The Economy and Bond Market Radar (April 29, 2013)
Treasury yields fell this week as a weaker-than-expected first quarter GDP report reinforced the view that the Federal Reserve will not scale back its quantitative easing (QE) program anytime soon. The 10-year Treasury fell to the lowest levels of the year, as seen in the chart below.
Strengths
- New home sales rose 1.5 percent in March and new home prices rose 3 percent year-over-year.
- University of Michigan Confidence Index rose from the preliminary estimate earlier in April and may be an early indicator of a positive change in sentiment.
- The U.K. economy grew 0.3 percent in the first quarter, better than expectations for no growth, as the country avoided a triple-dip recession.
Weaknesses
- The HSBC Flash Manufacturing PMI for China unexpectedly fell in April. Chinese policy makers appear prepared to weather some slowdown in growth in an effort to cure imbalances in the economy.
- Durable goods orders in March fell 5.7 percent. Excluding volatile transportation, durable goods orders fell 1.4 percent. The manufacturing sector is off to a weak start for 2013.
- The German Ifo Institute business sentiment index fell for the second straight month and breaks the trend of improving sentiment in one of Europe’s key markets.
Opportunity
- The Fed continues to remain committed to an extremely accommodative policy.

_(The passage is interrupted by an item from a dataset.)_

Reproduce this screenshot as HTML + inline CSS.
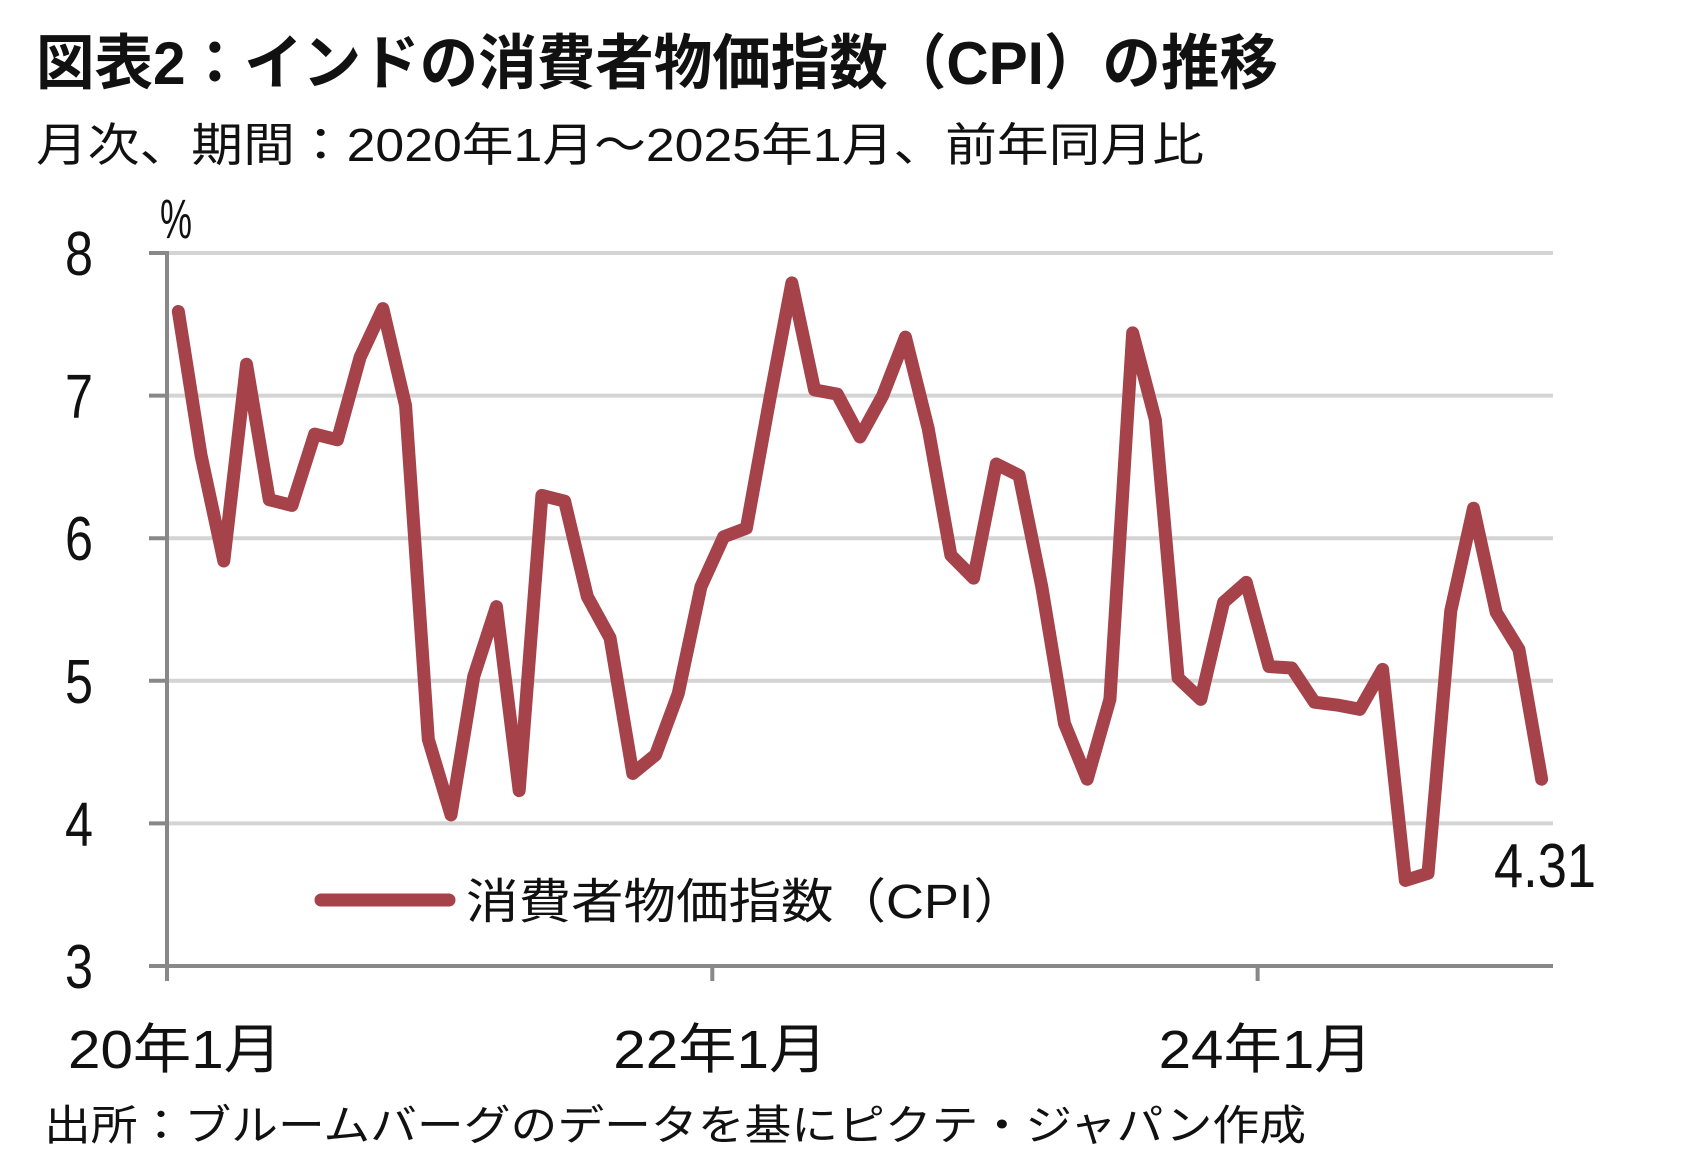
<!DOCTYPE html>
<html><head><meta charset="utf-8"><style>
body{margin:0;background:#fff}
svg{display:block}
text{font-family:"Liberation Sans","Noto Sans CJK JP",sans-serif;fill:#111}
</style></head><body>
<svg id="c" width="1697" height="1166" xmlns="http://www.w3.org/2000/svg">
<text x="36" y="84" font-size="60" font-weight="bold" textLength="1242" lengthAdjust="spacingAndGlyphs">図表2：インドの消費者物価指数（CPI）の推移</text>
<text x="36" y="161" font-size="46" textLength="1168" lengthAdjust="spacingAndGlyphs">月次、期間：2020年1月～2025年1月、前年同月比</text>
<text x="160" y="238" font-size="56" textLength="32" lengthAdjust="spacingAndGlyphs">%</text>
<g id="grid"></g><g id="axes"></g><g id="series"></g>
<line x1="321" y1="900" x2="449" y2="900" stroke="#a5424a" stroke-width="13" stroke-linecap="round"/>
<text x="466" y="918" font-size="48" textLength="560" lengthAdjust="spacingAndGlyphs">消費者物価指数（CPI）</text>
<text x="1494" y="887" font-size="62" textLength="102" lengthAdjust="spacingAndGlyphs">4.31</text>
<text x="44" y="1140" font-size="42" textLength="1262" lengthAdjust="spacingAndGlyphs">出所：ブルームバーグのデータを基にピクテ・ジャパン作成</text>
</svg>
<script>
const values=[7.59,6.58,5.84,7.22,6.27,6.23,6.73,6.69,7.27,7.61,6.93,4.59,
4.06,5.03,5.52,4.23,6.30,6.26,5.59,5.30,4.35,4.48,4.91,5.66,
6.01,6.07,6.95,7.79,7.04,7.01,6.71,7.00,7.41,6.77,5.88,5.72,
6.52,6.44,5.66,4.70,4.31,4.87,7.44,6.83,5.02,4.87,5.55,5.69,
5.10,5.09,4.85,4.83,4.80,5.08,3.60,3.65,5.49,6.21,5.48,5.22,4.31];
const yTicks=[3,4,5,6,7,8];
const xTickIdx=[0,24,48];
const xTickLabels=["20年1月","22年1月","24年1月"];
const NS="http://www.w3.org/2000/svg";
const L=167,R=1553,T=253,B=966,ymin=3,ymax=8;
const bw=(R-L)/values.length;
const y=v=>B-(v-ymin)/(ymax-ymin)*(B-T);
const x=i=>L+bw*(i+0.5);
const xb=i=>L+bw*i;
function mk(tag,attrs,parent){const e=document.createElementNS(NS,tag);for(const k in attrs)e.setAttribute(k,attrs[k]);document.getElementById(parent).appendChild(e);return e;}
yTicks.forEach(t=>{
  if(t>ymin){const g=mk('line',{x1:L,x2:R,y1:y(t),y2:y(t),stroke:'#d4d4d4','stroke-width':4},'grid');
  
  }
  const tk=mk('line',{x1:L-18,x2:L,y1:y(t),y2:y(t),stroke:'#888','stroke-width':4},'axes');
  
  
  const tx=mk('text',{x:93,y:y(t)+22,'font-size':62,'text-anchor':'end',textLength:28,lengthAdjust:'spacingAndGlyphs'},'axes');tx.textContent=t;
  
  
});
const ya=mk('line',{x1:L,x2:L,y1:T-2,y2:B+15,stroke:'#888','stroke-width':4},'axes');


const xa=mk('line',{x1:L,x2:R,y1:B,y2:B,stroke:'#888','stroke-width':4},'axes');


xTickIdx.forEach((idx,k)=>{
  const tk=mk('line',{x1:xb(idx),x2:xb(idx),y1:B,y2:B+15,stroke:'#888','stroke-width':4},'axes');
  
  
  const tx=mk('text',{x:xb(idx)+8,y:1068,'font-size':54,'text-anchor':'middle',textLength:214,lengthAdjust:'spacingAndGlyphs'},'axes');tx.textContent=xTickLabels[k];
  
  
});
const p=mk('polyline',{points:values.map((v,i)=>x(i)+','+y(v)).join(' '),fill:'none',stroke:'#a5424a','stroke-width':13,'stroke-linejoin':'round','stroke-linecap':'round'},'series');


</script>
</body></html>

- Key global central bankers are still in easing mode such as the European Central Bank (ECB), Bank of England and the Bank of Japan. The Bank of Japan in particular is aggressively easing.
Threat
- Inflation in some corners of the globe is getting the attention of policy makers and may be an early indicator for the rest of the world.
- Trade and/or currency wars cannot be ruled out which may cause unintended consequences and volatility in the financial markets.